A pilot project will test the use of up to 20% sustainable second-generation biofuels on a Triple-E ocean vessel. The Maersk Triple E-class container ships are very large container ships of more than 18,000 TEU. Maersk says that Triple E stands for Economy of scale, Energy efficiency and Environmentally improved.

Triple-E1

First-generation Triple-E ship. Maersk is now introducing second-generation Triple-E ships.

The vessel will sail 25,000 nautical miles from Rotterdam to Shanghai and back on biofuel blends alone—a world’s first at this scale—saving 1,5 million kilograms CO2 and 20,000 kilograms of sulfur.

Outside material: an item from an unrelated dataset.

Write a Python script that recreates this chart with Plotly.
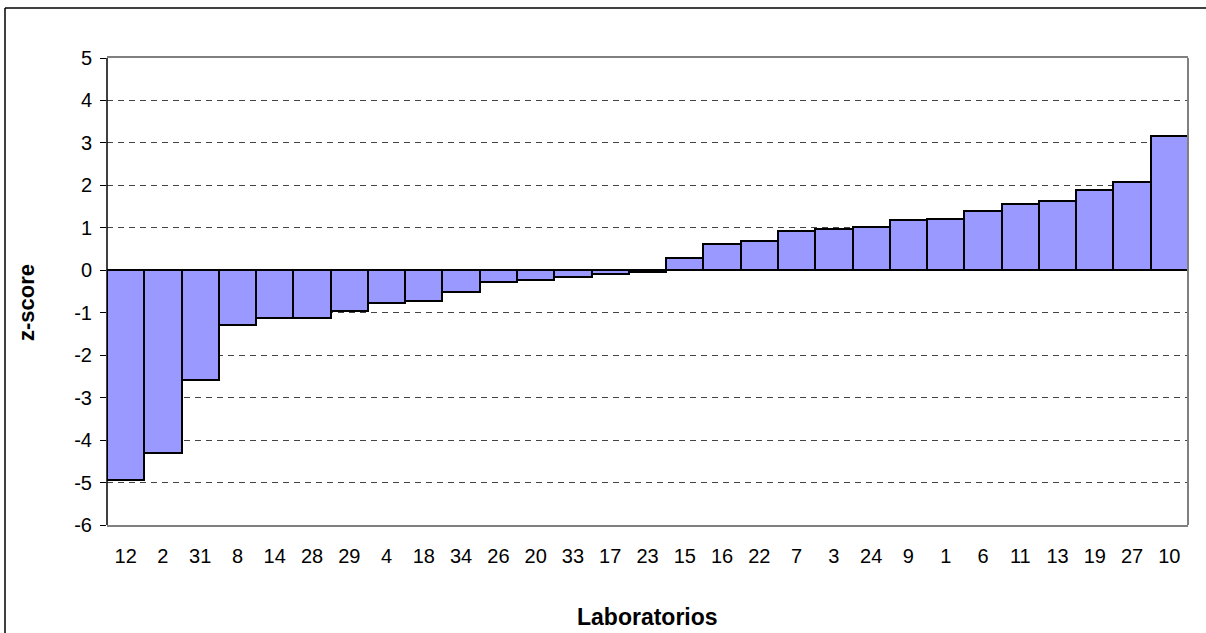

DSGC members and Maersk all agree that tackling harmful emissions related to shipping is urgently needed, and that cross-industry collaboration is required to develop, test and implement new solutions. The DSGC members, many of which are customers to Maersk, played a critical role. They initiated and sponsor the pilot. Shell, acts as the fuel supplier for the pilot, and Maersk plays the role as operating partner.

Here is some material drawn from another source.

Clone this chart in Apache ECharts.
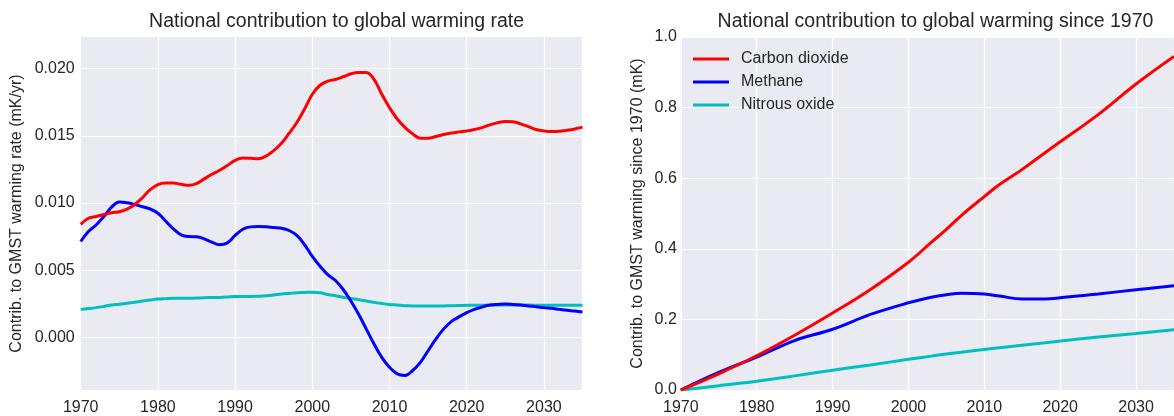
<!DOCTYPE html>
<html>
<head>
<meta charset="utf-8">
<script src="https://cdn.jsdelivr.net/npm/echarts@6/dist/echarts.min.js"></script>
<style>
html,body{margin:0;padding:0;background:#ffffff;}
#chart{width:1174px;height:416px;}
</style>
</head>
<body>
<div id="chart"></div>
<script>
// ---- data ----
const seriesNames = ['Carbon dioxide', 'Methane', 'Nitrous oxide'];
const seriesColors = ['#ff0000', '#0000ff', '#00bfbf'];

// left panel: warming rate (mK/yr), annual 1970-2035
const rateYears = [];
for (let y = 1970; y <= 2035; y++) rateYears.push(y);
const rateCO2 = [
  0.00842,0.00887,0.00900,0.00915,0.00928,0.00936,0.00955,0.00990,0.01040,0.01100,
  0.01138,0.01150,0.01150,0.01140,0.01133,0.01145,0.01180,0.01215,0.01244,0.01280,
  0.01318,0.01335,0.01333,0.01330,0.01350,0.01390,0.01445,0.01520,0.01600,0.01700,
  0.01810,0.01877,0.01908,0.01920,0.01940,0.01962,0.01972,0.01972,0.01920,0.01810,
  0.01710,0.01626,0.01564,0.01515,0.01483,0.01483,0.01495,0.01510,0.01522,0.01530,
  0.01537,0.01547,0.01562,0.01582,0.01598,0.01608,0.01606,0.01589,0.01569,0.01548,
  0.01537,0.01532,0.01534,0.01542,0.01552,0.01565
];
const rateCH4 = [
  0.00714,0.00788,0.00837,0.00900,0.00970,0.01008,0.01003,0.00990,0.00973,0.00956,
  0.00924,0.00867,0.00808,0.00764,0.00751,0.00749,0.00734,0.00709,0.00690,0.00704,
  0.00759,0.00805,0.00823,0.00825,0.00823,0.00818,0.00813,0.00796,0.00759,0.00690,
  0.00603,0.00530,0.00468,0.00424,0.00357,0.00271,0.00172,0.00062,-0.00049,-0.00148,
  -0.00222,-0.00271,-0.00283,-0.00246,-0.00185,-0.00099,-0.00012,0.00062,0.00118,0.00153,
  0.00185,0.00209,0.00227,0.00241,0.00246,0.00249,0.00246,0.00241,0.00234,0.00229,
  0.00222,0.00217,0.00209,0.00202,0.00197,0.00190
];
const rateN2O = [
  0.00209,0.00215,0.00222,0.00231,0.00241,0.00247,0.00254,0.00262,0.00271,0.00279,
  0.00286,0.00289,0.00291,0.00291,0.00291,0.00293,0.00296,0.00297,0.00298,0.00301,
  0.00305,0.00305,0.00305,0.00307,0.00310,0.00316,0.00323,0.00328,0.00333,0.00335,
  0.00337,0.00332,0.00320,0.00310,0.00300,0.00290,0.00281,0.00271,0.00261,0.00253,
  0.00246,0.00241,0.00236,0.00235,0.00234,0.00234,0.00234,0.00235,0.00236,0.00237,
  0.00239,0.00239,0.00239,0.00240,0.00241,0.00241,0.00241,0.00241,0.00241,0.00240,
  0.00239,0.00239,0.00239,0.00239,0.00239,0.00239
];

// right panel: cumulative warming since 1970 (mK)
const cumYears = [1970,1975,1980,1985,1990,1995,2000,2003,2005,2007,2010,2012,2015,2018,2020,2025,2030,2035];
const cumCO2 = [0,0.046,0.097,0.155,0.218,0.285,0.362,0.418,0.455,0.495,0.548,0.582,0.625,0.672,0.703,0.780,0.867,0.945];
const cumCH4 = [0,0.050,0.093,0.140,0.172,0.214,0.247,0.263,0.270,0.274,0.272,0.266,0.258,0.258,0.261,0.272,0.284,0.295];
const cumN2O = [0,0.012,0.025,0.040,0.056,0.071,0.087,0.096,0.102,0.107,0.115,0.120,0.127,0.134,0.139,0.150,0.160,0.171];

const leftTicks = [0, 0.005, 0.010, 0.015, 0.020];
const rightTicks = [0, 0.2, 0.4, 0.6, 0.8, 1.0];
const xTickStep = 10;

// ---- chart ----
const FONT = 'Liberation Sans, Arial, sans-serif';
const TXT = '#262626';
const chart = echarts.init(document.getElementById('chart'), null, {renderer: 'canvas'});

function pairs(xs, ys) { return xs.map((x, i) => [x, ys[i]]); }

function xAxisDef(idx) {
  return {
    type: 'value', gridIndex: idx, min: 1970, max: 2035, interval: xTickStep,
    axisLine: {show: false}, axisTick: {show: false},
    splitLine: {show: true, lineStyle: {color: '#ffffff', width: 1.2}},
    axisLabel: {color: TXT, fontFamily: FONT, fontSize: 16, margin: 10,
      formatter: v => String(v), showMaxLabel: false}
  };
}

const option = {
  backgroundColor: '#ffffff',
  animation: false,
  title: [
    {text: 'National contribution to global warming rate', left: 331.6, top: 7, textAlign: 'center',
     textStyle: {color: TXT, fontFamily: FONT, fontSize: 19.5, fontWeight: 'normal'}},
    {text: 'National contribution to global warming since 1970', left: 930.5, top: 7, textAlign: 'center',
     textStyle: {color: TXT, fontFamily: FONT, fontSize: 19.5, fontWeight: 'normal'}}
  ],
  legend: {
    data: seriesNames,
    orient: 'vertical', left: 693, top: 51,
    icon: 'rect', itemWidth: 36, itemHeight: 3, itemGap: 7,
    textStyle: {color: TXT, fontFamily: FONT, fontSize: 16, padding: [0, 0, 0, 7]},
    padding: 0
  },
  grid: [
    {left: 80.7, top: 37, width: 501.8, height: 356, backgroundColor: '#eaeaf2', show: true, borderWidth: 0},
    {left: 680.8, top: 37, width: 500.5, height: 356, backgroundColor: '#eaeaf2', show: true, borderWidth: 0}
  ],
  xAxis: [xAxisDef(0), xAxisDef(1)],
  yAxis: [
    {type: 'value', gridIndex: 0, min: -0.00391, max: 0.02236,
     axisLine: {show: false},
     axisTick: {show: false, customValues: leftTicks},
     splitLine: {show: true, lineStyle: {color: '#ffffff', width: 1.2}},
     axisLabel: {color: TXT, fontFamily: FONT, fontSize: 16, margin: 6, customValues: leftTicks,
       formatter: v => v.toFixed(3)},
     name: 'Contrib. to GMST warming rate (mK/yr)', nameLocation: 'middle', nameGap: 56,
     nameTextStyle: {color: TXT, fontFamily: FONT, fontSize: 16}},
    {type: 'value', gridIndex: 1, min: 0, max: 1.0, interval: 0.2,
     axisLine: {show: false}, axisTick: {show: false},
     splitLine: {show: true, lineStyle: {color: '#ffffff', width: 1.2}},
     axisLabel: {color: TXT, fontFamily: FONT, fontSize: 16, margin: 4,
       formatter: v => v.toFixed(1)},
     name: 'Contrib. to GMST warming since 1970 (mK)', nameLocation: 'middle', nameGap: 35,
     nameTextStyle: {color: TXT, fontFamily: FONT, fontSize: 16}}
  ],
  series: [
    ...[rateCO2, rateCH4, rateN2O].map((d, i) => ({
      name: seriesNames[i], type: 'line', xAxisIndex: 0, yAxisIndex: 0,
      data: pairs(rateYears, d), smooth: 0.4, showSymbol: false, symbol: 'none',
      lineStyle: {color: seriesColors[i], width: 3}, itemStyle: {color: seriesColors[i]},
      clip: true, z: 3 - i
    })),
    ...[cumCO2, cumCH4, cumN2O].map((d, i) => ({
      name: seriesNames[i], type: 'line', xAxisIndex: 1, yAxisIndex: 1,
      data: pairs(cumYears, d), smooth: 0.4, showSymbol: false, symbol: 'none',
      lineStyle: {color: seriesColors[i], width: 3}, itemStyle: {color: seriesColors[i]},
      clip: true, z: 3 - i
    }))
  ]
};
chart.setOption(option);
</script>
</body>
</html>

The biofuel used in this pilot is a second-generation biofuel, produced from waste sources—in this case used cooking oil (UCOME oil). This biofuel is ISCC Certified, meaning that the whole chain is third-party certified.  The power of biofuel is that it can to a certain extent replace / blended with conventional (fossil) fuels, without having to make big technical adaptations to the engines or require a complete new engine etc.

Sustainably sourced second-generation biofuels are just one possible solution for the decarbonization of ocean shipping. Longer term, breakthroughs in fuel and technical development (i.e. e-fuels) and the investment into commercial supply chains are needed to achieve significant emissions reductions.

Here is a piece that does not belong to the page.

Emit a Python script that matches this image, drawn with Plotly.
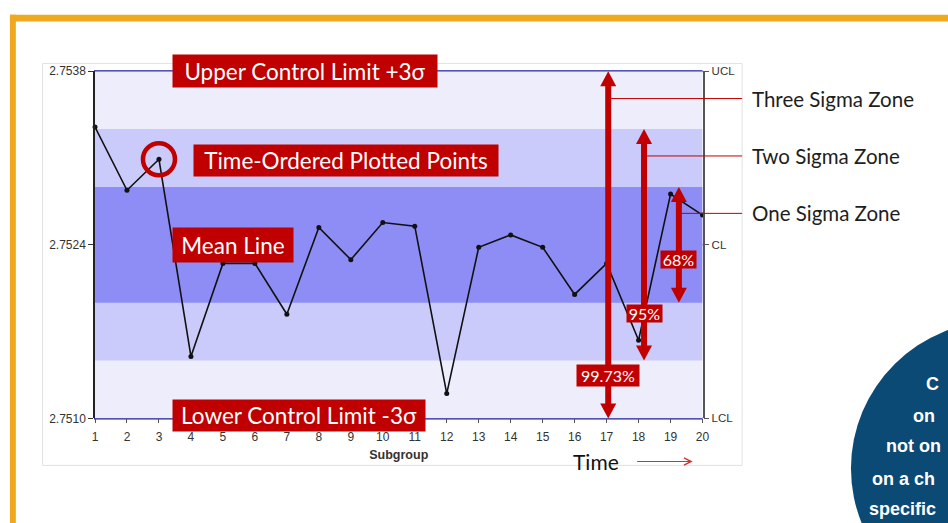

DSGC companies join in action to contribute to the UN SDGs. With this initiative we focus on Climate Action (SDG 13). We have taken the initiative to partner with A.P. Moller - Maersk on this important effort. This pilot testing biofuel on a cross ocean shipping lane, marks an important step. However, many more innovations are urgently needed. These can only be successfully developed, tested and implemented in industry collaborations like this.

—Jan Peter Balkenende, Chair of the DSGC

Shipping accounts for 90% of transported goods and 3% of total global CO2-emissions, and is set to rise to 15% by 2050 if left unchecked. The CO2 savings of this journey alone equates to the annual CO2 emitted by over 200 households in a year or 12 million kilometers traveled in an average car. The voyage will take place between March and June 2019.

Comments

Engineer-Poet
The biofuel used in this pilot is a second-generation biofuel, produced from waste sources—in this case used cooking oil (UCOME oil).

That's "used cooking oil methyl ester", aka homebrew biodiesel.

Longer term, breakthroughs in fuel and technical development (i.e. e-fuels)

Converting (a) electricity to (b) a chemical fuel to be (c) loaded onto a ship (displacing cargo) and (d) burned in a combustion engine... when are these people going to figure out that nuclear power gets rid of so many intermediate steps as well as all the emissions?

Probably never.  Radiophobia reigns supreme.

HarveyD

Another alternative would be to convert solar and wind e-energy to liquid fuels (close to all major sea ports) and use large multi-fuel FCs for electrified future ships?